If you asked people who study literature for a definition of contemporary literature, you would probably get differing definitions from each person. When thinking about the idea of “contemporary literature,” you may find two words whose definition present a problem. In fact, the concept is often contradictory: when we think of “literature,” we often think of written works that have stood the test of time like Wordsworth’s poetry or the plays of Shakespeare. Adding in the idea of “contemporary,” however, seems to challenge this time-tested idea of what constitutes literature.
Also, “literature” is often used as a value judgement to divide works that bear some markers of quality (for instance, does something like Twilight or 50 Shades of Grey count as “literature”?). How can being called “literature” be a mark of quality in an era of generally declining readership and the rise of fantasy, erotica, young adult, and science fiction as major publishing forces? In the face of this rising competition from non-literature (or “para-literature”), does the marker, “literature,” denote elitism? Or a specific style of writing?
Moreover, beyond the problem of defining “literature,” how do we define the “contemporary?” Given the major historical break that could be represented by 9/11, does the 1990s still count as part of our “contemporary” moment? But, does something like the violence of 9/11 or Hurricane Katrina matter in terms of cultural production?

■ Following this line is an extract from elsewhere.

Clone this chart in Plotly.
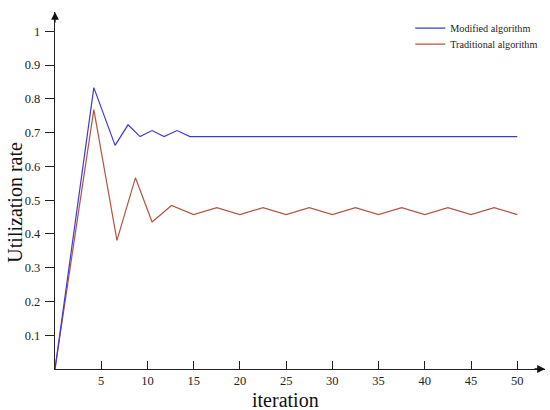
import plotly.graph_objects as go

# Data
mod_x = [0, 4.2, 6.5, 7.9, 9.2, 10.5, 11.8, 13.2, 14.6, 50]
mod_y = [0.0, 0.833, 0.662, 0.723, 0.688, 0.706, 0.688, 0.706, 0.688, 0.688]

trad_x = [0, 4.2, 6.7, 8.7, 10.5, 12.6, 15, 17.5, 20, 22.5, 25, 27.5, 30, 32.5,
          35, 37.5, 40, 42.5, 45, 47.5, 50]
trad_y = [0.0, 0.768, 0.381, 0.566, 0.435, 0.484, 0.457, 0.478, 0.457, 0.478,
          0.457, 0.478, 0.457, 0.478, 0.457, 0.478, 0.457, 0.478, 0.457, 0.478, 0.457]

x_ticks = [5, 10, 15, 20, 25, 30, 35, 40, 45, 50]
y_ticks = [0.1, 0.2, 0.3, 0.4, 0.5, 0.6, 0.7, 0.8, 0.9, 1.0]
y_tick_text = ["0.1", "0.2", "0.3", "0.4", "0.5", "0.6", "0.7", "0.8", "0.9", "1"]

x_title = "iteration"
y_title = "Utilization rate"

SERIF = "Liberation Serif"

fig = go.Figure()
fig.add_trace(go.Scatter(x=trad_x, y=trad_y, mode="lines", name="Traditional algorithm",
                         line=dict(color="#b5533c", width=1.2), legend="legend2"))
fig.add_trace(go.Scatter(x=mod_x, y=mod_y, mode="lines", name="Modified algorithm",
                         line=dict(color="#3d3ad6", width=1.2), legend="legend"))

legend_style = dict(xanchor="left", yanchor="middle",
                    font=dict(family=SERIF, size=10.2, color="#222222"),
                    bgcolor="rgba(0,0,0,0)", itemwidth=30, borderwidth=0)

fig.update_layout(
    width=550, height=410,
    margin=dict(l=55, r=5, t=12, b=41, autoexpand=False),
    paper_bgcolor="white", plot_bgcolor="white",
    font=dict(family=SERIF, color="#222222"),
    showlegend=True,
    legend=dict(x=0.725, y=0.955, **legend_style),
    legend2=dict(x=0.725, y=0.910, **legend_style),
    xaxis=dict(range=[0, 53], tickvals=x_ticks, ticks="inside", ticklen=8,
               tickcolor="#222222", tickwidth=1, showline=True, linecolor="#222222",
               linewidth=1.3, showgrid=False, zeroline=False, automargin=False,
               tickfont=dict(family=SERIF, size=12.5, color="#222222")),
    yaxis=dict(range=[0, 1.057], tickvals=y_ticks, ticktext=y_tick_text, ticks="outside",
               ticklen=9, tickcolor="#222222", tickwidth=1, showline=True,
               linecolor="#222222", linewidth=1.3, showgrid=False, zeroline=False,
               automargin=False, ticklabelstandoff=2,
               tickfont=dict(family=SERIF, size=12.5, color="#222222")),
    annotations=[
        dict(x=1, y=0, xref="paper", yref="paper", ax=-12, ay=0, showarrow=True,
             arrowhead=2, arrowsize=1.2, arrowwidth=1.3, arrowcolor="#111111", text=""),
        dict(x=0, y=1, xref="paper", yref="paper", ax=0, ay=12, showarrow=True,
             arrowhead=2, arrowsize=1.2, arrowwidth=1.3, arrowcolor="#111111", text=""),
        dict(x=0.470, y=-0.087, xref="paper", yref="paper", showarrow=False,
             text=x_title, xanchor="center", yanchor="middle",
             font=dict(family=SERIF, size=20, color="#111111")),
        dict(x=-0.0816, y=0.466, xref="paper", yref="paper", showarrow=False,
             text=y_title, textangle=-90, xanchor="center", yanchor="middle",
             font=dict(family=SERIF, size=20, color="#111111")),
    ],
)

# Remove the default page margin so the 550x410 figure fills the window exactly.
fig.write_html("out.html", config={"displayModeBar": False},
               post_script="document.body.style.margin='0px';")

In order to answer these (and other questions), we will be reading a selection of novels written within the last two to three years, drawn from various publications’ lists of the best books of the year, as well as winners and finalists for the Pulitzer Prize and National Book Award. By reading a broad selection of recently published novels, we will hopefully be able to better understand what counts as literature and what marks our contemporary era.